On the premise that spectators will be permitted to return to grounds in time for next year’s Six Nations, the IRFU are hopeful that there will no further redundancies in addition to the 20 or so non-playing staff who are part of a new redundancy package.
The ongoing impact of the pandemic and the absence of fans has led to the IRFU reducing its 480-strong workforce. The redundancy packages are both both voluntary and compulsory, and will impact administrative and performance staff.
While none of the 210 full-time and part-time players have been affected, or members of the professional coaching staffs at international level or across the four provinces, the redundancies do include employees who had been part of the development staff in both the domestic game and performance department under David Nucifora.
In addition, all departments have also been asked to reduce costs by at least 10 per cent.
In its initial response to last year’s shutdown, the IRFU moved to a four-day week and a corresponding reduction in pay of 20 per cent across all non-paying staff.
Last October the IRFU annual report for the 2019-20 season laid bare the financial effect of the coronavirus pandemic on the game here in confirming that the Union lost €35.7 million for the accounting period, which was extended to 15 months.
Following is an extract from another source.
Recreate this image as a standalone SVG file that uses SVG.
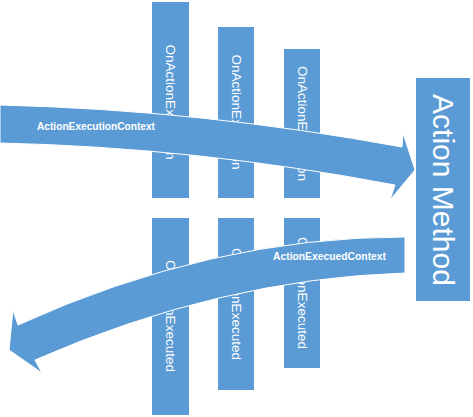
<svg xmlns="http://www.w3.org/2000/svg" width="473" height="417" viewBox="0 0 473 417">
<style>
.bar{fill:#5B9BD5}
.bt{fill:#fff;font-family:"Liberation Sans",Arial,sans-serif;font-size:13.5px;text-anchor:middle;dominant-baseline:central}
.arr{fill:#5B9BD5;stroke:#fff;stroke-width:1}
.lbl{fill:#fff;font-family:"Liberation Sans",Arial,sans-serif;font-size:11.5px;font-weight:bold;dominant-baseline:central}
</style>
<rect width="473" height="417" fill="#fff"/>
<g id="filter-top-1"><rect class="bar" x="152" y="2" width="37" height="196"/><text class="bt" transform="translate(170.5,102) rotate(90)">OnActionExecution</text></g>
<g id="filter-top-2"><rect class="bar" x="218" y="27" width="36" height="171"/><text class="bt" transform="translate(236,112) rotate(90)">OnActionExecution</text></g>
<g id="filter-top-3"><rect class="bar" x="284" y="49" width="36" height="149"/><text class="bt" transform="translate(302,123.5) rotate(90)">OnActionExecution</text></g>
<g id="filter-bottom-1"><rect class="bar" x="152" y="218" width="37" height="197"/><text class="bt" transform="translate(170.5,316) rotate(90)">OnActionExecuted</text></g>
<g id="filter-bottom-2"><rect class="bar" x="218" y="218" width="36" height="172"/><text class="bt" transform="translate(236,304) rotate(90)">OnActionExecuted</text></g>
<g id="filter-bottom-3"><rect class="bar" x="284" y="218" width="36" height="150"/><text class="bt" transform="translate(302,293) rotate(90)">OnActionExecuted</text></g>
<g id="action-method"><rect class="bar" x="416" y="78" width="54" height="223"/><text transform="translate(443,190) rotate(90)" fill="#fff" font-family="Liberation Sans, Arial, sans-serif" font-size="30" text-anchor="middle" dominant-baseline="central">Action Method</text></g>
<g id="connectors">
<g id="executing-arrow"><path class="arr" d="M0,105 Q201,110 402,147 L403,133 L415,170 L390,200 L395,185 Q197.5,147.5 0,143 Z"/><text class="lbl" x="37" y="126" textLength="118" lengthAdjust="spacingAndGlyphs">ActionExecutionContext</text></g>
<g id="executed-arrow"><path class="arr" d="M405,237 Q211.5,236.8 18,325 L13,310 L9,350 L42,373 L35,360 Q220,278.9 405,273 Z"/><text class="lbl" x="273" y="256" textLength="113" lengthAdjust="spacingAndGlyphs">ActionExecuedContext</text></g>
</g>
</svg>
Last month, the IRFU chief executive Philip Browne said the Union is expecting a €29 million loss for 2021 and didn't envisage supporters returning before 2022.
The recent job losses feature many long-serving IRFU employees who have been working for the Union for 15 years or more.
“It’s about 20 people, which have been through a combination of voluntary and compulsory redundancy, so it’s across the business,” said an IRFU spokesperson.
Some have already left the Union in the last few days and others will do so over the next few months. These latest moves should forestall any further redundancies.
“The IRFU are planning on the return of spectators no sooner than 2022, which is being prudent. So from a budgeting point of view, if we get people back into the stadiums for the 2022 Six Nations, then hopefully no further redundancies will be required.”